Have an 04 21RS with an Atwood GC6AA-10E (6gal DSI). The ignitor clicks away (3 Cycles) but will not lite. There is no LP flowing to the burner. The tube from the gas solenoid valve to the spark probe is not pluged. I dont think the gas solenoid is working, how do you test it? Or adjust the flow?


----------



## GarethsDad (Apr 4, 2007)

DernMooseAK said:


> Have an 04 21RS with an Atwood GC6AA-10E (6gal DSI). The ignitor clicks away (3 Cycles) but will not lite. There is no LP flowing to the burner. The tube from the gas solenoid valve to the spark probe is not pluged. I dont think the gas solenoid is working, how do you test it? Or adjust the flow?

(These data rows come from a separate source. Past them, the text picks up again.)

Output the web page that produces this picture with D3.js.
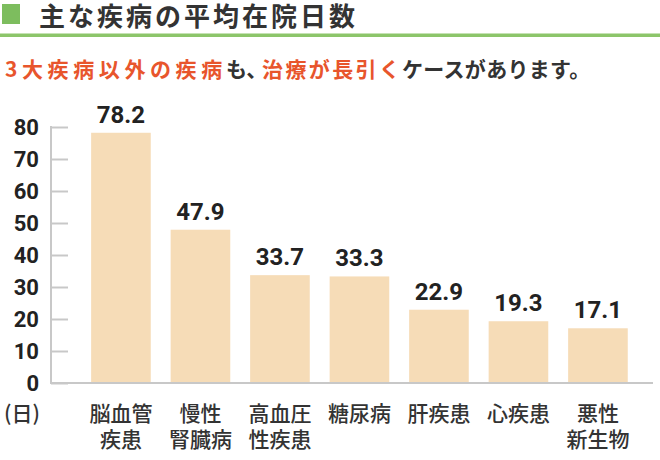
<!DOCTYPE html>
<html>
<head>
<meta charset="utf-8">
<script src="https://cdn.jsdelivr.net/npm/d3@7"></script>
<style>
  body { margin: 0; background: #fff; }
  svg { display: block; }
</style>
</head>
<body>
<script>
// data
var categories = ["脳血管\n疾患", "慢性\n腎臓病", "高血圧\n性疾患", "糖尿病", "肝疾患", "心疾患", "悪性\n新生物"];
var values = [78.2, 47.9, 33.7, 33.3, 22.9, 19.3, 17.1];
var yTicks = [0, 10, 20, 30, 40, 50, 60, 70, 80];

var W = 660, H = 460;
var jp = "'Noto Sans CJK JP', 'Noto Sans', sans-serif";
var num = "Roboto, 'Liberation Sans', sans-serif";

var svg = d3.select("body").append("svg")
	.attr("width", W)
	.attr("height", H);

// title
svg.append("rect")
	.attr("x", 2).attr("y", 4)
	.attr("width", 18).attr("height", 20)
	.attr("fill", "#7dbd5e");
svg.append("text")
	.attr("x", 39).attr("y", 26)
	.attr("font-family", jp).attr("font-weight", 700)
	.attr("font-size", 26).attr("letter-spacing", 3)
	.attr("fill", "#333")
	.text("主な疾病の平均在院日数");
svg.append("rect")
	.attr("x", 0).attr("y", 33.5)
	.attr("width", W).attr("height", 3.5)
	.attr("fill", "#8cc56a");

// subtitle (segments: text, colour, start x, letter spacing)
var sub = svg.append("text")
	.attr("y", 77)
	.attr("font-family", jp).attr("font-weight", 700)
	.attr("font-size", 21);
[["3大疾病以外の疾病", "#e8552c", 5, 4.6], ["も、", "#333", 226, 0], ["治療が長引く", "#e8552c", 262, 2.4], ["ケースがあります。", "#333", 402, 0.3]]
	.forEach(function(p) {
		sub.append("tspan")
			.attr("x", p[2])
			.attr("letter-spacing", p[3])
			.attr("fill", p[1])
			.text(p[0]);
	});

// scales
var y = d3.scaleLinear().domain([0, 80]).range([383, 127]);
var x = d3.scaleBand()
	.domain(categories)
	.range([81.2, 637.7])
	.paddingInner(0.25)
	.paddingOuter(0.125);

// y axis
var yAxis = svg.append("g")
	.attr("transform", "translate(51,0)")
	.call(d3.axisRight(y).tickValues(yTicks).tickSize(17).tickFormat(""));
yAxis.select(".domain").remove();
yAxis.selectAll(".tick line").attr("stroke", "#c8c8c8").attr("stroke-width", 2);

svg.append("line")
	.attr("x1", 51).attr("x2", 51)
	.attr("y1", y(80) - 1).attr("y2", y(0))
	.attr("stroke", "#c8c8c8").attr("stroke-width", 2);

svg.selectAll(".ylab")
	.data(yTicks)
	.enter()
	.append("text")
	.attr("class", "ylab")
	.attr("x", 39)
	.attr("y", function(d) { return y(d) + 8; })
	.attr("text-anchor", "end")
	.attr("font-family", num).attr("font-weight", 700)
	.attr("font-size", 22).attr("fill", "#222")
	.text(function(d) { return d; });

// bars
svg.selectAll(".bar")
	.data(values)
	.enter()
	.append("rect")
	.attr("class", "bar")
	.attr("x", function(d, i) { return x(categories[i]); })
	.attr("y", function(d) { return y(d); })
	.attr("width", x.bandwidth())
	.attr("height", function(d) { return y(0) - y(d); })
	.attr("fill", "#f6dcb7");

// baseline
svg.append("line")
	.attr("x1", 50).attr("x2", 653)
	.attr("y1", y(0)).attr("y2", y(0))
	.attr("stroke", "#c8c8c8").attr("stroke-width", 2);

// value labels
svg.selectAll(".val")
	.data(values)
	.enter()
	.append("text")
	.attr("class", "val")
	.attr("x", function(d, i) { return x(categories[i]) + x.bandwidth() / 2; })
	.attr("y", function(d) { return y(d) - 10; })
	.attr("text-anchor", "middle")
	.attr("font-family", num).attr("font-weight", 700)
	.attr("font-size", 24).attr("fill", "#222")
	.text(function(d) { return d.toFixed(1); });

// category labels
var cat = svg.selectAll(".cat")
	.data(categories)
	.enter()
	.append("text")
	.attr("class", "cat")
	.attr("text-anchor", "middle")
	.attr("font-family", jp).attr("font-weight", 500)
	.attr("font-size", 21).attr("fill", "#333");
cat.each(function(d) {
	var t = d3.select(this);
	d.split("\n").forEach(function(line, k) {
		t.append("tspan")
			.attr("x", x(d) + x.bandwidth() / 2)
			.attr("y", 421 + k * 25.5)
			.text(line);
	});
});

// unit
svg.append("text")
	.attr("x", 4).attr("y", 421)
	.attr("font-family", jp).attr("font-weight", 500)
	.attr("font-size", 21).attr("fill", "#333")
	.text("(日)");
</script>
</body>
</html>
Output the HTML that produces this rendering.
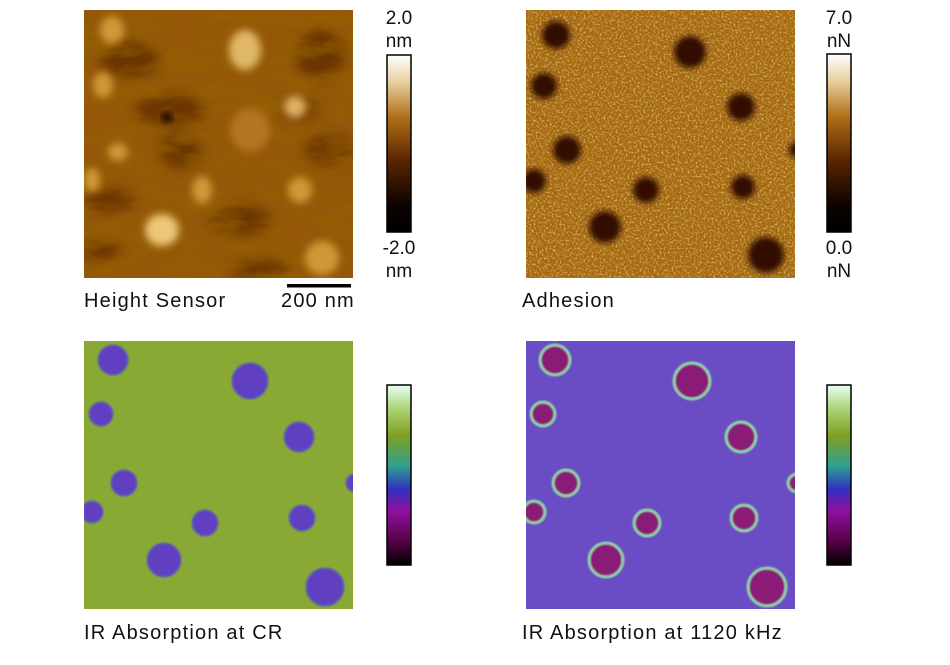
<!DOCTYPE html>
<html><head><meta charset="utf-8"><style>
body{margin:0;background:#fff;width:950px;height:665px;overflow:hidden;font-family:"Liberation Sans",sans-serif;}
svg{position:absolute;left:0;top:0}
text{font-family:"Liberation Sans",sans-serif;font-size:19px;fill:#111}
.lb{font-size:20px;letter-spacing:1.2px}
</style></head><body>
<svg width="950" height="665" viewBox="0 0 950 665">
<defs>
<filter id="n1" x="0" y="0" width="100%" height="100%"><feTurbulence type="fractalNoise" baseFrequency="0.5" numOctaves="2" seed="3"/><feColorMatrix type="matrix" values="0 0 0 0 1  0 0 0 0 0.85  0 0 0 0 0.5  0 0 0 1.6 -0.75"/></filter>
<filter id="n3" x="0" y="0" width="100%" height="100%"><feTurbulence type="fractalNoise" baseFrequency="0.45" numOctaves="2" seed="11"/><feColorMatrix type="matrix" values="0 0 0 0 0.3  0 0 0 0 0.12  0 0 0 0 0  0 0 0 1.6 -0.7"/></filter>
<filter id="n2" x="0" y="0" width="100%" height="100%"><feTurbulence type="fractalNoise" baseFrequency="0.025 0.07" numOctaves="3" seed="7"/><feColorMatrix type="matrix" values="0 0 0 0 0.3  0 0 0 0 0.12  0 0 0 0 0  0 0 0 2.5 -1.0"/></filter>
<filter id="b6"><feGaussianBlur stdDeviation="6"/></filter>
<filter id="b4"><feGaussianBlur stdDeviation="4"/></filter>
<filter id="b3"><feGaussianBlur stdDeviation="3"/></filter>
<filter id="b1"><feGaussianBlur stdDeviation="0.8"/></filter>
<linearGradient id="gb" x1="0" y1="1" x2="0" y2="0"><stop offset="0" stop-color="#000"/><stop offset="0.15" stop-color="#0d0300"/><stop offset="0.4" stop-color="#5a2400"/><stop offset="0.65" stop-color="#b07018"/><stop offset="0.85" stop-color="#e8d0a0"/><stop offset="1" stop-color="#fff"/></linearGradient>
<linearGradient id="gs" x1="0" y1="1" x2="0" y2="0"><stop offset="0" stop-color="#000"/><stop offset="0.12" stop-color="#500040"/><stop offset="0.3" stop-color="#9010a0"/><stop offset="0.42" stop-color="#3030c0"/><stop offset="0.55" stop-color="#30a090"/><stop offset="0.72" stop-color="#80a020"/><stop offset="0.88" stop-color="#b0d880"/><stop offset="1" stop-color="#e8fff8"/></linearGradient>
<clipPath id="c1"><rect x="84" y="10" width="269" height="268"/></clipPath>
<clipPath id="c2"><rect x="526" y="10" width="269" height="268"/></clipPath>
<clipPath id="c3"><rect x="84" y="341" width="269" height="268"/></clipPath>
<clipPath id="c4"><rect x="526" y="341" width="269" height="268"/></clipPath>
</defs>
<!-- Height -->
<g clip-path="url(#c1)">
<rect x="84" y="10" width="269" height="268" fill="#945808"/>
<g filter="url(#b6)" fill="#6a3404">
<ellipse cx="130" cy="60" rx="30" ry="18"/><ellipse cx="320" cy="55" rx="25" ry="25"/><ellipse cx="170" cy="110" rx="35" ry="15"/>
<ellipse cx="330" cy="150" rx="25" ry="15"/><ellipse cx="110" cy="200" rx="25" ry="12"/><ellipse cx="240" cy="220" rx="30" ry="15"/>
<ellipse cx="180" cy="150" rx="20" ry="18"/><ellipse cx="260" cy="270" rx="30" ry="10"/><ellipse cx="100" cy="250" rx="20" ry="10"/><ellipse cx="300" cy="110" rx="20" ry="10"/></g>
<rect x="84" y="10" width="269" height="268" filter="url(#n2)" opacity="0.7"/>
<g filter="url(#b4)" fill="#d09838">
<ellipse cx="245" cy="50" rx="16" ry="20" fill="#e0b868"/><ellipse cx="112" cy="30" rx="12" ry="14"/><ellipse cx="103" cy="85" rx="10" ry="13"/>
<ellipse cx="295" cy="107" rx="11" ry="11" fill="#e0b060"/><ellipse cx="118" cy="152" rx="10" ry="9"/><ellipse cx="202" cy="190" rx="10" ry="14"/>
<ellipse cx="162" cy="230" rx="17" ry="16" fill="#ecc878"/><ellipse cx="300" cy="190" rx="12" ry="13"/><ellipse cx="322" cy="258" rx="17" ry="17"/>
<ellipse cx="250" cy="130" rx="20" ry="22" fill="#b47420"/><ellipse cx="92" cy="180" rx="8" ry="12"/></g>
<g filter="url(#b3)" fill="#2a0e00"><circle cx="167" cy="117" r="6"/></g>
</g>
<rect x="387" y="55" width="24" height="177" fill="url(#gb)" stroke="#000" stroke-width="1.5"/>
<text x="399" y="24" text-anchor="middle">2.0</text><text x="399" y="47" text-anchor="middle">nm</text>
<text x="399" y="254" text-anchor="middle">-2.0</text><text x="399" y="277" text-anchor="middle">nm</text>
<rect x="287" y="284" width="64" height="3.5" fill="#000"/>
<text class="lb" x="84" y="307">Height Sensor</text><text class="lb" x="281" y="307">200 nm</text>
<!-- Adhesion -->
<g clip-path="url(#c2)">
<rect x="526" y="10" width="269" height="268" fill="#a86a10"/>
<rect x="526" y="10" width="269" height="268" filter="url(#n3)"/>
<rect x="526" y="10" width="269" height="268" filter="url(#n1)"/>
<g filter="url(#b3)" fill="#300a00">
<circle cx="556" cy="35" r="14"/><circle cx="690" cy="52" r="16"/><circle cx="544" cy="86" r="13"/><circle cx="741" cy="107" r="14"/>
<circle cx="567" cy="150" r="14"/><circle cx="797" cy="150" r="8"/><circle cx="534" cy="181" r="12"/><circle cx="646" cy="190" r="13"/>
<circle cx="743" cy="187" r="12"/><circle cx="605" cy="227" r="16"/><circle cx="766" cy="255" r="18"/></g>
</g>
<rect x="827" y="54" width="24" height="178" fill="url(#gb)" stroke="#000" stroke-width="1.5"/>
<text x="839" y="24" text-anchor="middle">7.0</text><text x="839" y="47" text-anchor="middle">nN</text>
<text x="839" y="254" text-anchor="middle">0.0</text><text x="839" y="277" text-anchor="middle">nN</text>
<text class="lb" x="522" y="307">Adhesion</text>
<!-- IR CR -->
<g clip-path="url(#c3)">
<rect x="84" y="341" width="269" height="268" fill="#8aa834"/>
<g filter="url(#b1)" fill="#6040c0" stroke="#5a70a0" stroke-width="1.5">
<circle cx="113" cy="360" r="15"/><circle cx="250" cy="381" r="18"/><circle cx="101" cy="414" r="12"/><circle cx="299" cy="437" r="15"/>
<circle cx="124" cy="483" r="13"/><circle cx="355" cy="483" r="9"/><circle cx="92" cy="512" r="11"/><circle cx="205" cy="523" r="13"/>
<circle cx="302" cy="518" r="13"/><circle cx="164" cy="560" r="17"/><circle cx="325" cy="587" r="19"/></g>
</g>
<rect x="387" y="385" width="24" height="180" fill="url(#gs)" stroke="#000" stroke-width="1.5"/>
<text class="lb" x="84" y="639">IR Absorption at CR</text>
<!-- IR 1120 -->
<g clip-path="url(#c4)">
<rect x="526" y="341" width="269" height="268" fill="#6a4cc4"/>
<g filter="url(#b1)" fill="#8a1a78" stroke="#90d0a8" stroke-width="3">
<circle cx="555" cy="360" r="15"/><circle cx="692" cy="381" r="18"/><circle cx="543" cy="414" r="12"/><circle cx="741" cy="437" r="15"/>
<circle cx="566" cy="483" r="13"/><circle cx="797" cy="483" r="9"/><circle cx="534" cy="512" r="11"/><circle cx="647" cy="523" r="13"/>
<circle cx="744" cy="518" r="13"/><circle cx="606" cy="560" r="17"/><circle cx="767" cy="587" r="19"/></g>
</g>
<rect x="827" y="385" width="24" height="180" fill="url(#gs)" stroke="#000" stroke-width="1.5"/>
<text class="lb" x="522" y="639">IR Absorption at 1120 kHz</text>
</svg>
</body></html>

Switch to the other LP tank (known to be at least 1/2 full by weighing it) then run the inside stove top all 3 burners for at least 1 full minute. Now try the water heater. The water heater needs more volume the the cooktop. The cooktop burners a 4K to 5K BTU and the water heater should be 8.8K BTU. You may not have enough LP for the water heater but can run one burner on the cooktop. If this dosn't work we'll try some testing of the solenoid valve. James


----------



## DernMooseAK (Apr 16, 2004)

Both tanks are full, I did run the furnace and the all 3 burners on the stove. I went back pulled all the wires inspected them, reconected. Dismantled and put back together the igniter/air fuel tube. And now it works? Thanks for the reply though.


----------



## CamperAndy (Aug 26, 2004)

DernMooseAK said:


> Both tanks are full, I did run the furnace and the all 3 burners on the stove. I went back *pulled all the wires inspected them, reconected*. Dismantled and put back together the igniter/air fuel tube. And now it works? Thanks for the reply though.


There is was where the issues was located. Dirty connections result in most of issues on the water heaters.


----------